The Harmony 700 can replace six different remotes as I mentioned before, this is another key difference between the low-end 700 and the higher-end Harmony remotes that can support many more components. The Harmony 700 programs with the same software as the other Harmony devices. You download the software, connect the remote via the PC USB port with the included cable and enter the brand and model of your components to program. Once the components are entered, you are ready to set up the activities for the remote.

The Harmony 700 has hard keys for activities like watch TV, watch movie, listen to music, and more activities at the very top of the remote. Unlike the One and the 900, the Harmony 700 lacks a touch screen. If you don’t want to use one of the main activities on the top of the remote, you use the four hard keys located around the color screen to select your activity.

Programming the Harmony 700 I tested took a bit more time than usual. I put the Harmony 700 on my TV in the upstairs game room of my home. The Viewsonic TV that I use up there was in the Harmony software database, but the inputs were misnamed and out of order. That meant that when I hit an activity the inputs were never correct.

The issue was easy enough to fix and took me about 15 minutes of tweaking. Thankfully, the software is set up to allow you to enter other inputs that might be missing by telling the software exactly what keys are pressed to access the menu. You can also rearrange the order the remote thinks the inputs were in, which was what was needed to fix the issue I was having.

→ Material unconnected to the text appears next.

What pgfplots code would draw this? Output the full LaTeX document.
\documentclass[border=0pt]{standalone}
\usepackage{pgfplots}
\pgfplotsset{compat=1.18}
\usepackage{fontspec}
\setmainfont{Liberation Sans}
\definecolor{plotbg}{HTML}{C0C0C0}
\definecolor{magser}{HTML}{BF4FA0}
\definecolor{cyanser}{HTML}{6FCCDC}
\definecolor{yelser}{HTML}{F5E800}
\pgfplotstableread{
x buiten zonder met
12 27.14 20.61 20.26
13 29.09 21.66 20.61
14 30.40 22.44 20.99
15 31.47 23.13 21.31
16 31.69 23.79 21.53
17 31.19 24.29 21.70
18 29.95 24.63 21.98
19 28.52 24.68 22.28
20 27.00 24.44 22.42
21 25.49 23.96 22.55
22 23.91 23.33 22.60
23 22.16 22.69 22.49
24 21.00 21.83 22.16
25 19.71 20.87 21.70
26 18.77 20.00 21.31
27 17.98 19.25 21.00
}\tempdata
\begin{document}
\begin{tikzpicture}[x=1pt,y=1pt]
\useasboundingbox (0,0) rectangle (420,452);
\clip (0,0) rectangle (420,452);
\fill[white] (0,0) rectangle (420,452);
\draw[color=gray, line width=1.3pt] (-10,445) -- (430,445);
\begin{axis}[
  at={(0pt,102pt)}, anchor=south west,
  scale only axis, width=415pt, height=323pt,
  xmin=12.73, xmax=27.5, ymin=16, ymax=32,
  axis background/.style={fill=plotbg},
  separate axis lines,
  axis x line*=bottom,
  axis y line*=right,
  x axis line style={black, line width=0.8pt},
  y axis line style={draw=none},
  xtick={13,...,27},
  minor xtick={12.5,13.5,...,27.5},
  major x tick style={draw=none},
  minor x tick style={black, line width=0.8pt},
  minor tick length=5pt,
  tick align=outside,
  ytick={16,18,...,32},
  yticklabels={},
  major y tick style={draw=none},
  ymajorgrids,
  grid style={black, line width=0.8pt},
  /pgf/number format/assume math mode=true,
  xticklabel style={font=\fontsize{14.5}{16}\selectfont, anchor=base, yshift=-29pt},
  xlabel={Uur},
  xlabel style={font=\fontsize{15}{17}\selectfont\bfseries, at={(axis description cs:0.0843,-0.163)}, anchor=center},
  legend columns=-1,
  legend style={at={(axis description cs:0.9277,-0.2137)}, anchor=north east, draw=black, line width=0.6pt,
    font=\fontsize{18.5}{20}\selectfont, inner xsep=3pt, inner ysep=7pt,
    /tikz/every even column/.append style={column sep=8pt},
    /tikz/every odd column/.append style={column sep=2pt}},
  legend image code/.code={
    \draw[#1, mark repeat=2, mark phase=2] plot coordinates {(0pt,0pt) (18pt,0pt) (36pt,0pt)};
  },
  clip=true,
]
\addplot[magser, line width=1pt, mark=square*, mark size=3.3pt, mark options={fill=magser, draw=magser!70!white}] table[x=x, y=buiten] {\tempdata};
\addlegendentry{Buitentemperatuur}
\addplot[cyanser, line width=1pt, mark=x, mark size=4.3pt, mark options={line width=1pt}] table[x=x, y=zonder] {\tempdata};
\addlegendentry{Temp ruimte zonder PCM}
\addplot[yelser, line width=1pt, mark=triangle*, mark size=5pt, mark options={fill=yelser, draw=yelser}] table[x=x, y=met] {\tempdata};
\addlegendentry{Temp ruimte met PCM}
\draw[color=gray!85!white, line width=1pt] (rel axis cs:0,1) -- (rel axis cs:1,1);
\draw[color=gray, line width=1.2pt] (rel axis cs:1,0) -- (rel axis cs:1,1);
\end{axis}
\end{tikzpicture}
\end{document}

I particularly like the baked in color-coded keys on the remote for red, green, yellow, and blue. This makes accessing the features of my DirecTV DVRs very easy. On my Harmony One downstairs in my home, I have to use virtual keys for the color coded buttons. The Harmony 700 may be cheap, but it still features backlit keys as well.

Once programmed the Harmony 700 is a fantastic remote and works very well. Now my son can turn on the Xbox upstairs and get things working correctly without me having to schlep up stairs each time to do it for him. The only thing that I don’t like about the Harmony 700 is that is doesn't have a charge cradle. You have to plug the USB cable that ships with the remote into an AC to USB adapter to charge the remote. It's not difficult for adults, but on a TV where kids will be the majority user as is my case, it means that they can’t charge the remote themselves because of difficulty for young kids handling the cable connection.